Enquanto escrevo essas linhas já são contabilizadas mais de 180 vidas perdidas na cidade de Petrópolis, região serrana do estado do Rio de Janeiro. As interpretações sobre as causas dessa tragédia são muitas. Passam pelo despreparo dos órgão de defesa civil e pelos sucessivos cortes de investimentos promovidos por diferentes governos nos últimos anos, pelo racismo ambiental, que empurra milhares de pessoas para áreas de risco, e tem como pano de fundo, é claro, a emergência climática que vivemos nas últimas décadas.

Em algumas horas a região de Petrópolis recebeu 260 milímetros de chuva, um volume que superou a média histórica para todo o mês de fevereiro, provocando enchentes e mais de 200 deslizamentos de terra. Nas primeiras horas foram contabilizadas dezenas de mortes. Com o passar dos dias, se transformaram em quase duas centenas. As imagens do desespero das famílias em busca de desaparecidos sensibilizaram o país inteiro e geraram uma onda de solidariedade.

Não há dúvida de que Petrópolis irá se reerguer. Mas aqueles que se foram não voltarão. E as vidas despedaçadas pelas perdas humanas e materiais sentirão para sempre o efeito dessa tragédia. Resta a pergunta: era possível evitá-la?

A resposta é simples: sim. As cenas que vimos em Petrópolis são a combinação da soma de muitas “crises” diferentes. A primeira e mais evidente, diz respeito à crise de financiamento das políticas de prevenção a fenômenos desse tipo. Segundo reportagem do jornal Folha de S.Paulo, a gestão do governador Cláudio Castro investiu apenas metade do orçamento previsto no ano passado para a prevenção de tragédias no Rio de Janeiro.

Mas os cortes não foram promovidos apenas pelo governo fluminense. No plano federal a redução dos recursos para a defesa civil também foi drástica. No orçamento da União foram previstos 45% a menos de recursos em 2022 em comparação com o ano anterior. O fato foi denunciado por diferentes veículos de comunicação antes mesmo da tragédia em Petrópolis, num prenúncio dos efeitos da irresponsabilidade de Bolsonaro.

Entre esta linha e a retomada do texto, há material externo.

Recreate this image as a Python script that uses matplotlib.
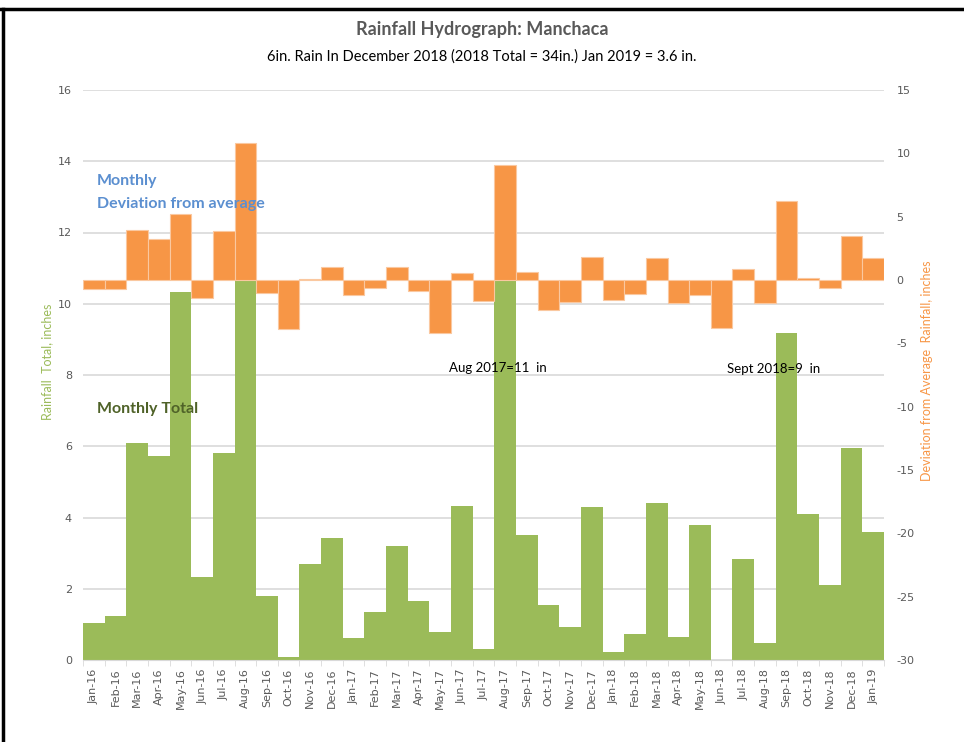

A opção do governo federal e estadual em estrangular o orçamento nas áreas sociais – respondendo às exigências neoliberais de “responsabilidade fiscal” – também fica evidente quando o assunto é o combate ao déficit habitacional. Segundo o Plano Municipal de Redução de Risco de Petrópolis, de 2016, havia na cidade 20 mil moradias em áreas de risco alto ou muito alto. Diante dessa situação dramática, Bolsonaro colocou fim ao programa “Minha Casa, Minha Vida” e criou o programa “Casa Verde e Amarela” com recursos muito inferiores e que podem ser usados em reformas de imóveis, deturpando o sentido do combate à falta de moradias dignas e seguras.

Enquanto isso, pessoas pobres – na sua maioria indígenas, negros e negras – são empurradas para áreas de risco, longe dos centros das cidades, sem infraestrutura básica, saneamento, serviços públicos e oportunidades de emprego. Como explica a socióloga Rita Maria Passos, o racismo ambiental expõe determinados grupos sociais a uma carga desproporcional de riscos, danos e impactos provocados pela crise climática e pela desigualdade socioeconômica.

Por fim, mas não menos importante, soma-se à crise social e à crise de investimentos do Estado em políticas de prevenção de catástrofes, a crise climática. Ao contrário do que afirma uma minoria de negacionistas, as mudanças climáticas promovidas pela ação humana através do modelo econômico predatório são uma realidade incontestável. A concentração de gases de efeito estufa na atmosfera da terra está diretamente ligada às mudanças de temperatura em todo o mundo e a fenômenos extremos como tempestades, ciclones, incêndios florestais, secas, ondas de calor e enchentes.

Segundo o Painel Intergovernamental sobre Mudança Climática da ONU, o aumento da temperatura média do planeta em 2019 estava 1,1°C acima do período pré-industrial, expondo uma imensa quantidade de pessoas – sobretudo os habitantes dos países mais pobres – a fenômenos como os que vimos em Petrópolis. Por isso, os esforços para conter o aquecimento global com medidas que possam reduzir drasticamente a emissão de gases de efeito estufa deveria ser compromisso de qualquer governo minimamente sério.

Não é possível voltar no tempo para salvar a vida das pessoas atingidas pelas chuvas, pela desigualdade social e pela negligência dos diferentes governos que retiraram recursos das políticas de prevenção a desastres. Mas é possível mudar o futuro. Para isso, é preciso enfrentar a soma de todas essas crises – a crise ambiental, a crise social e a crise de financiamento das políticas públicas – e cobrar a conta dos responsáveis por mais essa tragédia.